A lot of commentators have suggested that there is a left majority on the newly formed council, of eight. I am not so sure; I see a situation where we may see a couple of Councillors in the position of deciding a vote, and I am not sure they will always vote left, or right.
So I’m going to oversimplify this but, sometimes that makes it easier to understand.
My seven left-leaning Councillors are Pannett, Free, Foon, Matthews, O’Neill, Fitzsimons, and Day. Of those, Pannet, Free, Foon, Matthews, O’Neill, and Fitzsimons are always going to vote in the left direction because of their party allegiances, so that leaves a solid five left councillors with Day an independent, though, as Deputy she has always voted in line with the left and most likely would continue to do so.
So, we have;
Solid Left; five.
Probably Left; one.
My six right-leaning Councillors are Foster, Young, Woolf, Rush, Calvert, and Sparrow. Of those, we can’t rely on pretty much any to consistently vote right, because as you will notice, all of them are independent. So we do not have a solid right-leaning core at all.
So, we have;
Solid Left; five.
Probably Left; one.
Solid Right; none.
Probable Right; six.
Then we have the most interesting of creatures, the thinking Councillors that are likely to analyse things independent of their political affiliation and vote as they sit fit based on their determination of an issue. Often appearing as “flip-floppers” (if that is a thing) they are anything but. These are our wildcards and often will move the left and right block based on how they vote.
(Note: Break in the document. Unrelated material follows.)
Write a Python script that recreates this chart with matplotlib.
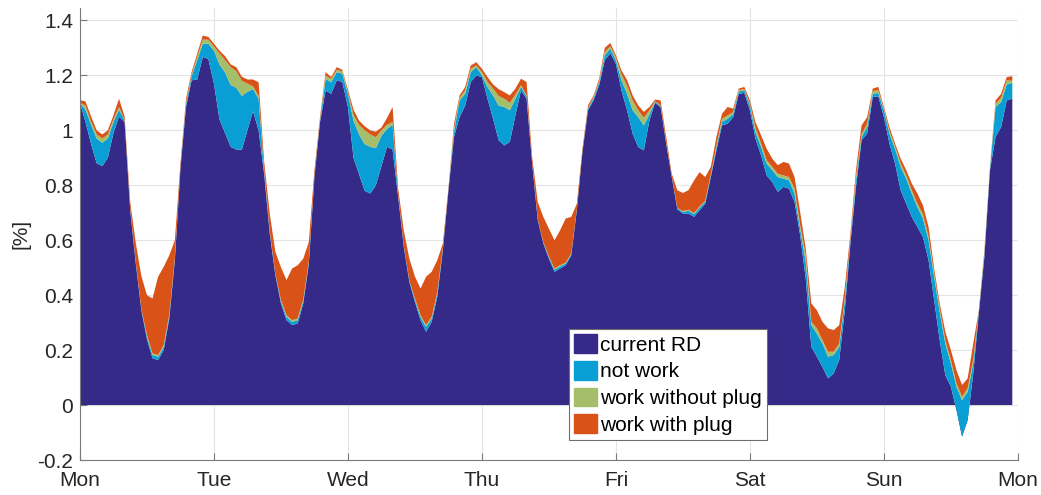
import numpy as np
import matplotlib
matplotlib.use('Agg')
import matplotlib.pyplot as plt
from matplotlib.patches import Patch

plt.rcParams['font.family'] = ['Liberation Sans', 'DejaVu Sans']

days = ['Mon', 'Tue', 'Wed', 'Thu', 'Fri', 'Sat', 'Sun', 'Mon']

# hourly values, Monday 00:00 to Sunday 23:00
current_rd = [
    # Mon
    1.10, 1.03, 0.95, 0.88, 0.87, 0.90, 0.99, 1.05, 1.03, 0.71, 0.515, 0.345,
    0.24, 0.17, 0.164, 0.20, 0.315, 0.527, 0.86, 1.085, 1.182, 1.185, 1.267, 1.26,
    # Tue
    1.17, 1.04, 0.99, 0.94, 0.93, 0.93, 1.0, 1.07, 1.0, 0.84, 0.624, 0.473,
    0.37, 0.309, 0.291, 0.297, 0.37, 0.515, 0.83, 1.03, 1.145, 1.133, 1.182, 1.176,
    # Wed
    1.085, 0.90, 0.84, 0.78, 0.77, 0.80, 0.87, 0.94, 0.93, 0.758, 0.576, 0.448,
    0.376, 0.309, 0.267, 0.303, 0.394, 0.564, 0.78, 0.976, 1.048, 1.09, 1.176, 1.20,
    # Thu
    1.194, 1.115, 1.042, 0.964, 0.945, 0.958, 1.055, 1.145, 1.115, 0.879, 0.673, 0.588,
    0.533, 0.485, 0.497, 0.509, 0.545, 0.709, 0.92, 1.073, 1.109, 1.164, 1.255, 1.281,
    # Fri
    1.242, 1.145, 1.073, 0.988, 0.939, 0.927, 1.036, 1.10, 1.085, 0.952, 0.83, 0.712,
    0.697, 0.697, 0.685, 0.709, 0.733, 0.83, 0.927, 1.018, 1.024, 1.048, 1.133, 1.136,
    # Sat
    1.073, 0.97, 0.909, 0.836, 0.812, 0.776, 0.794, 0.788, 0.739, 0.618, 0.461, 0.212,
    0.176, 0.139, 0.097, 0.115, 0.164, 0.345, 0.588, 0.794, 0.964, 0.988, 1.121, 1.124,
    # Sun
    1.048, 0.952, 0.879, 0.782, 0.733, 0.685, 0.648, 0.612, 0.527, 0.382, 0.236, 0.109,
    0.067, -0.018, -0.115, -0.055, 0.115, 0.333, 0.539, 0.855, 0.976, 1.012, 1.109, 1.115,
]

not_work = [
    0.0, 0.045, 0.07, 0.09, 0.085, 0.07, 0.04, 0.025, 0.005, 0.005, 0.005, 0.005,
    0.01, 0.012, 0.012, 0.012, 0.01, 0.005, 0.005, 0.01, 0.015, 0.07, 0.048, 0.055,
    0.12, 0.20, 0.22, 0.225, 0.225, 0.195, 0.14, 0.08, 0.115, 0.01, 0.005, 0.005,
    0.008, 0.012, 0.012, 0.012, 0.01, 0.005, 0.005, 0.005, 0.042, 0.042, 0.03, 0.03,
    0.048, 0.135, 0.145, 0.17, 0.17, 0.135, 0.11, 0.065, 0.09, 0.005, 0.005, 0.005,
    0.008, 0.012, 0.018, 0.012, 0.012, 0.005, 0.003, 0.02, 0.061, 0.043, 0.036, 0.03,
    0.006, 0.043, 0.085, 0.126, 0.14, 0.115, 0.06, 0.013, 0.009, 0.003, 0.003, 0.005,
    0.005, 0.008, 0.008, 0.006, 0.005, 0.003, 0.003, 0.005, 0.008, 0.01, 0.018, 0.016,
    0.013, 0.037, 0.06, 0.085, 0.109, 0.091, 0.022, 0.004, 0.004, 0.003, 0.003, 0.005,
    0.006, 0.01, 0.01, 0.01, 0.008, 0.006, 0.012, 0.012, 0.018, 0.012, 0.008, 0.01,
    0.018, 0.024, 0.031, 0.043, 0.043, 0.054, 0.03, 0.03, 0.031, 0.024, 0.06, 0.079,
    0.084, 0.085, 0.079, 0.067, 0.048, 0.037, 0.01, 0.024, 0.012, 0.024, 0.012, 0.012,
    0.025, 0.036, 0.054, 0.085, 0.091, 0.085, 0.073, 0.067, 0.073, 0.085, 0.103, 0.115,
    0.085, 0.085, 0.133, 0.103, 0.037, 0.006, 0.01, 0.005, 0.109, 0.091, 0.058, 0.058,
]

work_without_plug = [
    0.0, 0.015, 0.01, 0.015, 0.015, 0.015, 0.01, 0.01, 0.0, 0.0, 0.0, 0.0,
    0.005, 0.006, 0.006, 0.006, 0.005, 0.003, 0.0, 0.005, 0.005, 0.012, 0.015, 0.015,
    0.015, 0.04, 0.045, 0.065, 0.06, 0.055, 0.03, 0.01, 0.01, 0.005, 0.003, 0.0,
    0.004, 0.006, 0.006, 0.006, 0.005, 0.003, 0.0, 0.003, 0.012, 0.012, 0.008, 0.008,
    0.006, 0.02, 0.035, 0.05, 0.045, 0.04, 0.02, 0.015, 0.01, 0.0, 0.0, 0.0,
    0.004, 0.006, 0.006, 0.006, 0.005, 0.003, 0.0, 0.01, 0.009, 0.012, 0.012, 0.006,
    0.012, 0.018, 0.025, 0.035, 0.03, 0.027, 0.015, 0.006, 0.003, 0.0, 0.0, 0.0,
    0.003, 0.004, 0.004, 0.003, 0.002, 0.0, 0.0, 0.003, 0.004, 0.005, 0.012, 0.009,
    0.009, 0.021, 0.03, 0.036, 0.025, 0.028, 0.015, 0.002, 0.002, 0.0, 0.0, 0.0,
    0.003, 0.004, 0.004, 0.004, 0.003, 0.003, 0.006, 0.012, 0.012, 0.006, 0.006, 0.003,
    0.006, 0.016, 0.012, 0.012, 0.012, 0.012, 0.012, 0.012, 0.018, 0.013, 0.024, 0.012,
    0.019, 0.012, 0.018, 0.012, 0.012, 0.01, 0.005, 0.012, 0.01, 0.012, 0.01, 0.01,
    0.005, 0.01, 0.009, 0.012, 0.012, 0.012, 0.012, 0.016, 0.012, 0.012, 0.013, 0.012,
    0.012, 0.012, 0.012, 0.013, 0.012, 0.003, 0.005, 0.003, 0.012, 0.015, 0.015, 0.007,
]

work_with_plug = [
    0.01, 0.015, 0.02, 0.015, 0.015, 0.015, 0.015, 0.03, 0.015, 0.025, 0.07, 0.12,
    0.145, 0.20, 0.285, 0.285, 0.215, 0.065, 0.015, 0.015, 0.01, 0.012, 0.015, 0.01,
    0.01, 0.01, 0.015, 0.01, 0.015, 0.015, 0.015, 0.025, 0.05, 0.03, 0.065, 0.08,
    0.12, 0.128, 0.188, 0.194, 0.148, 0.071, 0.02, 0.01, 0.013, 0.007, 0.01, 0.006,
    0.009, 0.02, 0.015, 0.015, 0.015, 0.02, 0.01, 0.025, 0.055, 0.025, 0.055, 0.08,
    0.08, 0.097, 0.176, 0.164, 0.116, 0.016, 0.007, 0.018, 0.009, 0.013, 0.012, 0.012,
    0.012, 0.018, 0.015, 0.025, 0.024, 0.027, 0.022, 0.024, 0.049, 0.021, 0.063, 0.092,
    0.101, 0.103, 0.127, 0.161, 0.133, 0.021, 0.01, 0.01, 0.006, 0.009, 0.015, 0.012,
    0.009, 0.015, 0.02, 0.018, 0.018, 0.021, 0.012, 0.006, 0.018, 0.021, 0.009, 0.065,
    0.066, 0.071, 0.119, 0.125, 0.086, 0.028, 0.031, 0.018, 0.031, 0.013, 0.005, 0.009,
    0.012, 0.02, 0.03, 0.042, 0.03, 0.031, 0.049, 0.049, 0.042, 0.048, 0.025, 0.067,
    0.066, 0.067, 0.085, 0.079, 0.067, 0.038, 0.021, 0.025, 0.032, 0.024, 0.009, 0.012,
    0.007, 0.014, 0.01, 0.018, 0.019, 0.024, 0.037, 0.032, 0.036, 0.018, 0.018, 0.031,
    0.036, 0.048, 0.043, 0.036, 0.06, 0.003, 0.01, 0.004, 0.012, 0.015, 0.012, 0.017,
]

labels = ['current RD', 'not work', 'work without plug', 'work with plug']
colors = ['#352a87', '#0a9fd4', '#a5be6a', '#d95319']

hours = np.arange(len(current_rd))

fig = plt.figure(figsize=(10.41, 4.95), dpi=100)
ax = fig.add_axes([0.0768, 0.0707, 0.901, 0.913])

ax.stackplot(hours, current_rd, not_work, work_without_plug, work_with_plug,
             colors=colors, linewidth=0)

ax.set_xlim(0, 168)
ax.set_ylim(-0.2, 1.445)
ax.set_xticks(np.arange(0, 169, 24))
ax.set_xticklabels(days)
yt = np.arange(-0.2, 1.41, 0.2)
ax.set_yticks(yt)
ax.set_yticklabels(['%g' % round(v, 1) for v in yt])

ax.grid(True, color='#e4e4e4', linewidth=0.8)
ax.set_axisbelow(True)
for s in ['top', 'right']:
    ax.spines[s].set_visible(False)
for s in ['left', 'bottom']:
    ax.spines[s].set_color('#7a7a7a')
    ax.spines[s].set_linewidth(0.8)
ax.tick_params(direction='in', length=5, width=0.8, color='#7a7a7a',
               labelsize=15, labelcolor='#262626')
ax.tick_params(axis='y', pad=5)
ax.tick_params(axis='x', pad=8)
ax.set_ylabel('[%]', fontsize=15, color='#262626', labelpad=5)

handles = [Patch(facecolor=c, edgecolor=c, label=l) for c, l in zip(colors, labels)]
leg = ax.legend(handles=handles, loc='lower left', bbox_to_anchor=(0.5213, 0.0442),
                fontsize=15, borderaxespad=0, borderpad=0.25, handlelength=1.1,
                handleheight=1.0, handletextpad=0.15, labelspacing=0.3,
                fancybox=False, framealpha=1)
leg.get_frame().set_edgecolor('#6e6e6e')
leg.get_frame().set_linewidth(0.8)

fig.savefig('out.png', dpi=100)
Our wildcards are then Condie and Paul. Between them, if we assume that the left and right always vote left and right, they could then roll every vote where they want it.
Let’s talk about these two for a minute, and why I think they don’t settle into the left or right naturally and are far more likely to vote issue by issue. They will tend to straddle the left and the right and cherry-pick issues based on their experience and professional background.
Condie is a definite thinker and a self-labelled “blue-green”, which proves my hypothesis.
Paul is a disruptor. She thinks very differently from the traditional, older, Councillors and is likely to kick stuff all over the place and question why it must follow that path. Which frankly, I am very much looking forward to.
Let’s take that a step further. Let’s say that there are Councillors who vote on ideological and party lines versus those that are thinkers.
The idealists are; Pannett, Foon, Matthews, O’Neill, and Fitzsimons.
You can see where I am going with this. There is a belief that the Council are left dominated and are simply going to vote idealistically every time, leading to a left-led group. But, it’s not that clear cut and voting issues are rarely that simple.
I think that means we are going to see quite a variety of voting patterns over this triennium and most of them are going to come down to a) how the community feels about something swaying their Councillors and b) the information that Council officers provide to the Councillors on an issue.
We know that communities, for a variety of reasons, often get the wrong end of the stick (lack of good information and poor transparency) and can sway the vote in an incorrect direction.
We know that information from officers can be incorrect, bias, or simplistic. Or, they provide so much information in such a short period, that Councillors don’t have time to digest it, the Island Bay Cycleway was a classic example of this. I’m picking on officers a bit; it’s not always true that information falls into those categories though it is true that Councillors think that it might, based on their inherent bias.
Let’s try a test vote.
That other tunnel that has had so much media attention over the last week. On the face of it, it looks like a loser; media says that the Council is stacked left and they won’t vote for it given that it enables more cars.
But, if you say that to get mass transit (in whatever form) to the East, you need another tunnel, and, that the tunnel will cater for other cleaner modes of transport like cycling, walking, ride-share, and cars with four people in them, the picture changes.
The idealists will not vote for it on principle. Because of the town belt and stuff. But there aren’t enough of them to win. We’ve still got a lot of potential swing voters in the rest of the pack, so the thinkers are going to ask, what are the alternatives to get mass transit out East?
We know the answer to that, it’s driving it from the CBD, through the basin, right through Newtown, over the hill, right through Kilbirnie, and then onwards. The tunnel option takes us CBD, tunnel, Wellington Road, Cobham Drive.
The damage to Newtown and Kilbirnie is substantial. It will kill off small business in those areas (because of construction) and effect housing as it passes over the hill, and we know that these are suburbs that are already significantly suffering and struggling. Whereas the alternate route impacts no small business, and housing has already mostly been bought by the NZTA, so the effect is far less.
Then we throw in the “can we afford it” question. That’s an Andy question for the most part, given his experience. I am guessing the answer is no. LGWM is not free for Wellington, we are going to pay through the nose for it, and that will significantly increase both localised taxes and rates.
It’s not that easy, being a Councillor.
So how do you avoid stasis over three years? You look at your Council, which was elected by the residents and as such represents their wishes, and you only take issues to vote where you can be assured of a clear majority.
There are many, many issues of importance that fall into that category, and a smart Mayor and Council will focus on those to make progress.